Tuan Samahon in front of water color background

Tuan Samahon follows judicial confirmation hearings with the same level of enthusiasm some people save for the Super Bowl. That’s because the process demonstrates the system of checks and balances between the branches of the US government—a hallmark of American democracy and one of the Villanova Law professor’s chief interests, personally and professionally. 

In spring 2017, Professor Samahon received a Fulbright grant to spend a semester at the University of Zagreb in Croatia teaching about this system of checks and balances.

“It’s a particularly interesting place to go because it’s the newest member of the European Union,” he says. “One of the big commitments Croatia undertook by joining the EU in 2013 was to increase governmental transparency because they had a long tradition of secretive decision-making, and I was interested in taking a look at that up close.”

Transparency is a topic that comes up frequently in separation of powers, a subset of Professor Samahon’s area of specialty: writing and teaching about federal courts and constitutional law. “It’s key to the proper operation of a constitutional system that seeks to hold officers in other branches of government politically accountable,” Professor Samahon explains.

His faculty host at the University of Zagreb, Anamarija Musa, PhD, was Croatia’s inaugural Commissioner of Information, a role that protects and promotes the constitutionally guaranteed right of access to information.  

“Legal culture is more than just the institutions and the laws, but how people implement them on the ground,” Professor Samahon says.  “A culture of transparency is necessary, and that has to develop over time.” Commissioner Musa invited Professor Samahon to guest lecture for her staff at the Office for the Commissioner of Information about how that culture developed through the American Freedom of Information Act. 

Later, the US State Department reciprocated and invited Commissioner Musa to participate in an international visiting leadership program in the US, where she met her government counterparts and provided a comparative European perspective for a symposium at Villanova on 50 years of the Freedom of Information Act in operation.

This year, Commissioner Musa returned to the States as a Fulbright Scholar herself, conducting research at George Washington University in Washington, D.C., and she and Professor Samahon continue to collaborate.  “It’s very much a mutual exchange,” Professor Samahon says. “To me, the value of the Fulbright program is citizen-to-citizen diplomacy and how it enables recipients to build connections between countries on an individual level.”


Separation of Powers in Action

In addition to studying and teaching about separation of powers, Professor Samahon actively fights for them to be upheld in court.

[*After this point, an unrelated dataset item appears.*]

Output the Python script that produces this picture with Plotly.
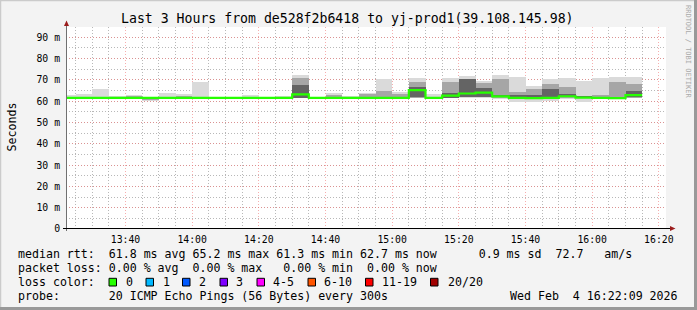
import plotly.graph_objects as go
from datetime import datetime, timedelta

# ---------------- data (ms) ----------------
bin_start = datetime(2026, 2, 4, 13, 20, 0)   # 5-minute bins
view_start = datetime(2026, 2, 4, 13, 22, 9)
view_end = datetime(2026, 2, 4, 16, 22, 9)

smoke_hi = [62.8, 63.2, 65.6, 62.4, 62.9, 61.6, 63.8, 63.3, 69.0, 61.7,
            61.7, 62.7, 61.7, 62.4, 72.5, 61.7, 63.9, 62.6, 64.0, 70.3,
            64.1, 70.7, 63.3, 70.7, 71.6, 69.3, 72.4, 71.2, 67.0, 70.4,
            70.7, 69.3, 70.7, 71.2, 71.2]
smoke_lo = [61.3, 61.3, 61.3, 61.3, 61.3, 60.0, 61.3, 61.3, 61.3, 61.3,
            61.3, 61.3, 61.3, 61.3, 61.4, 61.3, 61.3, 61.3, 61.3, 61.3,
            61.3, 61.4, 61.3, 61.3, 61.6, 61.6, 61.2, 59.8, 59.8, 60.2,
            61.2, 59.4, 61.0, 61.2, 61.3]
mid_hi = [61.5, 61.5, 61.5, 61.5, 62.6, 61.5, 61.5, 62.6, 62.0, 61.5,
          61.5, 61.5, 61.5, 61.5, 70.8, 61.5, 63.0, 61.5, 63.3, 65.0,
          63.2, 68.8, 61.5, 69.2, 70.6, 68.5, 70.4, 64.4, 65.7, 68.0,
          66.5, 62.5, 63.0, 68.8, 68.0]
mid_lo = [61.5, 61.5, 61.5, 61.5, 61.4, 60.8, 61.5, 61.4, 61.4, 61.5,
          61.5, 61.5, 61.5, 61.5, 61.5, 61.5, 61.4, 61.5, 61.4, 61.4,
          61.4, 61.6, 61.5, 61.5, 61.8, 61.8, 61.5, 60.8, 60.8, 60.9,
          61.5, 61.3, 61.3, 61.3, 61.5]
core_hi = [61.5, 61.5, 61.5, 61.5, 61.5, 61.5, 61.5, 61.5, 61.5, 61.5,
           61.5, 61.5, 61.5, 61.5, 67.5, 61.5, 61.5, 61.5, 61.5, 61.5,
           61.5, 66.5, 61.5, 64.0, 70.2, 66.0, 63.0, 62.8, 63.0, 65.7,
           63.5, 62.3, 62.0, 61.5, 65.0]
core_lo = [61.5, 61.5, 61.5, 61.5, 61.5, 61.5, 61.5, 61.5, 61.5, 61.5,
           61.5, 61.5, 61.5, 61.5, 61.6, 61.5, 61.5, 61.5, 61.5, 61.5,
           61.5, 61.8, 61.5, 61.6, 61.9, 62.0, 61.8, 61.3, 61.2, 61.3,
           61.8, 61.5, 61.4, 61.5, 61.8]
median_rtt = [61.5, 61.5, 61.5, 61.5, 61.5, 61.5, 61.5, 61.5, 61.5, 61.5,
              61.5, 61.5, 61.5, 61.5, 63.2, 61.5, 61.5, 61.5, 61.5, 61.5,
              61.5, 65.2, 61.5, 62.6, 63.6, 64.0, 62.2, 61.5, 61.4, 61.5,
              62.3, 61.7, 61.5, 61.4, 62.8]

y_tick_vals = [0, 10, 20, 30, 40, 50, 60, 70, 80, 90]
y_tick_text = ["0", "10 m", "20 m", "30 m", "40 m", "50 m", "60 m", "70 m", "80 m", "90 m"]

loss_labels = ["0", "1", "2", "3", "4-5", "6-10", "11-19", "20/20"]
loss_colors = ["#26ff00", "#00b8ff", "#0059ff", "#7e00ff", "#ff00ff", "#ff5500", "#ff0000", "#a10000"]

title_text = "Last 3 Hours from de528f2b6418 to yj-prod1(39.108.145.98)"
# legend texts as (column, token) pairs in a monospace grid
median_tokens = [(0, "median rtt:"), (13, "61.8"), (18, "ms"), (21, "avg"), (25, "65.2"), (30, "ms"),
                 (33, "max"), (37, "61.3"), (42, "ms"), (45, "min"), (49, "62.7"), (54, "ms"),
                 (57, "now"), (66, "0.9"), (70, "ms"), (73, "sd"), (77, "72.7"), (84, "am/s")]
loss_tokens = [(0, "packet loss:"), (13, "0.00"), (18, "%"), (20, "avg"), (25, "0.00"), (30, "%"),
               (32, "max"), (38, "0.00"), (43, "%"), (45, "min"), (50, "0.00"), (55, "%"), (57, "now")]
probe_tokens = [(0, "probe:"), (13, "20 ICMP Echo Pings (56 Bytes) every 300s")]
date_text = "Wed Feb  4 16:22:09 2026"

# ---------------- geometry helpers ----------------
W, H = 697, 310
L, R, T, B = 66, 31, 27, 81
PW, PH = W - L - R, H - T - B
MONO = "DejaVu Sans Mono"


def px(x):
    return (x - L) / PW


def py(y):
    return (H - B - y) / PH


def nb(s):
    return s.replace(" ", "\u00a0")


def build(tokens):
    s = ""
    for col, tok in tokens:
        s = s.ljust(col) + tok
    return nb(s)


starts = [bin_start + timedelta(minutes=5 * i) for i in range(len(median_rtt))]
centers = [s + timedelta(minutes=2.5) for s in starts]

fig = go.Figure()


def band(lo, hi, color):
    fig.add_trace(go.Bar(
        x=centers, base=lo, y=[h - l for h, l in zip(hi, lo)], width=300000,
        marker=dict(color=color, line=dict(width=0)),
        hoverinfo="skip", showlegend=False))


band(smoke_lo, smoke_hi, "#dadada")
band(mid_lo, mid_hi, "#a6a6a6")
band(core_lo, core_hi, "#646464")

fig.add_trace(go.Scatter(
    x=starts + [starts[-1] + timedelta(minutes=5)],
    y=median_rtt + [median_rtt[-1]],
    mode="lines", line=dict(color="#26ff00", width=2.2, shape="hv"),
    hoverinfo="skip", showlegend=False))

shapes = []
ann = []

# frame
shapes.append(dict(type="line", xref="paper", yref="paper", x0=px(0), x1=px(W), y0=py(0.5), y1=py(0.5),
                   line=dict(color="#cbcbcb", width=1.5), layer="above"))
shapes.append(dict(type="line", xref="paper", yref="paper", x0=px(0.5), x1=px(0.5), y0=py(0), y1=py(H),
                   line=dict(color="#cbcbcb", width=1.5), layer="above"))
shapes.append(dict(type="line", xref="paper", yref="paper", x0=px(0), x1=px(W), y0=py(H - 1.5), y1=py(H - 1.5),
                   line=dict(color="#999999", width=3), layer="above"))
shapes.append(dict(type="line", xref="paper", yref="paper", x0=px(W - 1.5), x1=px(W - 1.5), y0=py(0), y1=py(H),
                   line=dict(color="#999999", width=3), layer="above"))

# axes
shapes.append(dict(type="line", xref="paper", yref="paper", x0=px(66.5), x1=px(66.5), y0=py(231), y1=py(24),
                   line=dict(color="#707070", width=1), layer="above"))
shapes.append(dict(type="line", xref="paper", yref="paper", x0=px(63), x1=px(671), y0=py(228.5), y1=py(228.5),
                   line=dict(color="#000000", width=1), layer="above"))
shapes.append(dict(type="path", xref="paper", yref="paper",
                   path="M %f,%f L %f,%f L %f,%f Z" % (px(64), py(26), px(69), py(26), px(66.5), py(20.5)),
                   fillcolor="#9b1c1c", line=dict(width=0), layer="above"))
shapes.append(dict(type="path", xref="paper", yref="paper",
                   path="M %f,%f L %f,%f L %f,%f Z" % (px(670), py(226), px(670), py(231), px(675.5), py(228.5)),
                   fillcolor="#9b1c1c", line=dict(width=0), layer="above"))

# title / axis title / watermark
ann.append(dict(text=title_text, x=px(347), y=py(19), xref="paper", yref="paper",
                showarrow=False, xanchor="center", yanchor="middle",
                font=dict(family=MONO, size=13.2, color="#000000")))
ann.append(dict(text="Seconds", x=px(11), y=py(127.5), xref="paper", yref="paper",
                showarrow=False, xanchor="center", yanchor="middle", textangle=-90,
                font=dict(family=MONO, size=11.6, color="#000000")))
ann.append(dict(text=nb("RRDTOOL / TOBI OETIKER"), x=px(688), y=py(52), xref="paper", yref="paper",
                showarrow=False, xanchor="center", yanchor="middle", textangle=90,
                font=dict(family=MONO, size=7, color="#aaaaaa")))

# legend rows
rows = [(build(median_tokens), 254.3), (build(loss_tokens), 268.3),
        (nb("loss color:"), 282.3), (build(probe_tokens), 296.3)]
for txt, yy in rows:
    ann.append(dict(text=txt, x=px(16), y=py(yy), xref="paper", yref="paper",
                    showarrow=False, xanchor="left", yanchor="middle",
                    font=dict(family=MONO, size=11.6, color="#000000")))
ann.append(dict(text=nb(date_text), x=px(680), y=py(296.3), xref="paper", yref="paper",
                showarrow=False, xanchor="right", yanchor="middle",
                font=dict(family=MONO, size=11.6, color="#000000")))

sq_x = [109, 146, 182.5, 220, 257, 308, 365.5, 430.5]
lab_x = [124.4, 161, 197, 234, 271, 322, 380, 445.8]
for i, (lab, col) in enumerate(zip(loss_labels, loss_colors)):
    shapes.append(dict(type="rect", xref="paper", yref="paper",
                       x0=px(sq_x[i]), x1=px(sq_x[i] + 7.5), y0=py(278.3), y1=py(286.0),
                       fillcolor=col, line=dict(color="#000000", width=1), layer="above"))
    ann.append(dict(text=lab, x=px(lab_x[i]), y=py(282.3), xref="paper", yref="paper",
                    showarrow=False, xanchor="left", yanchor="middle",
                    font=dict(family=MONO, size=11.6, color="#000000")))

fig.update_layout(
    width=W, height=H, margin=dict(l=L, r=R, t=T, b=B, pad=0),
    paper_bgcolor="#f3f3f3", plot_bgcolor="#ffffff",
    barmode="overlay", bargap=0, showlegend=False,
    shapes=shapes, annotations=ann,
    xaxis=dict(type="date", range=[view_start, view_end],
               tick0="2026-02-04 13:40:00", dtick=1200000, tickformat="%H:%M",
               showgrid=True, gridcolor="rgba(240,120,120,0.6)", griddash="1px,2px", gridwidth=1,
               minor=dict(dtick=300000, tick0="2026-02-04 13:40:00", showgrid=True,
                          gridcolor="rgba(160,160,160,0.75)", griddash="1px,2px", gridwidth=1),
               ticks="outside", ticklen=1, tickcolor="rgba(0,0,0,0)",
               tickfont=dict(family=MONO, size=9.8, color="#000000"),
               zeroline=False, showline=False, fixedrange=True),
    yaxis=dict(range=[0, 94.8], tickvals=y_tick_vals, ticktext=y_tick_text,
               showgrid=True, gridcolor="rgba(240,120,120,0.6)", griddash="1px,2px", gridwidth=1,
               minor=dict(dtick=5, tick0=0, showgrid=True,
                          gridcolor="rgba(160,160,160,0.75)", griddash="1px,2px", gridwidth=1),
               ticks="outside", ticklen=3, tickcolor="rgba(0,0,0,0)",
               tickfont=dict(family=MONO, size=9.8, color="#000000"),
               zeroline=False, showline=False, fixedrange=True),
)

fig.write_html("out.html")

He has filed briefs in the US Supreme Court in his area of study and served as legal counsel in a number of cases related to the Freedom of Information Act, which is strongly tied to separation of powers.


Professor Samahon as a Mentor

A headshot of U.S. Fulbright Student Grant recipient Sarah Baranik de Alarcón

“Professor Samahon encourages students to see an issue from multiple sides. In his classes, he always assigned each side of the room a position to argue for, which challenged us to think more critically. This approach is inspiring.”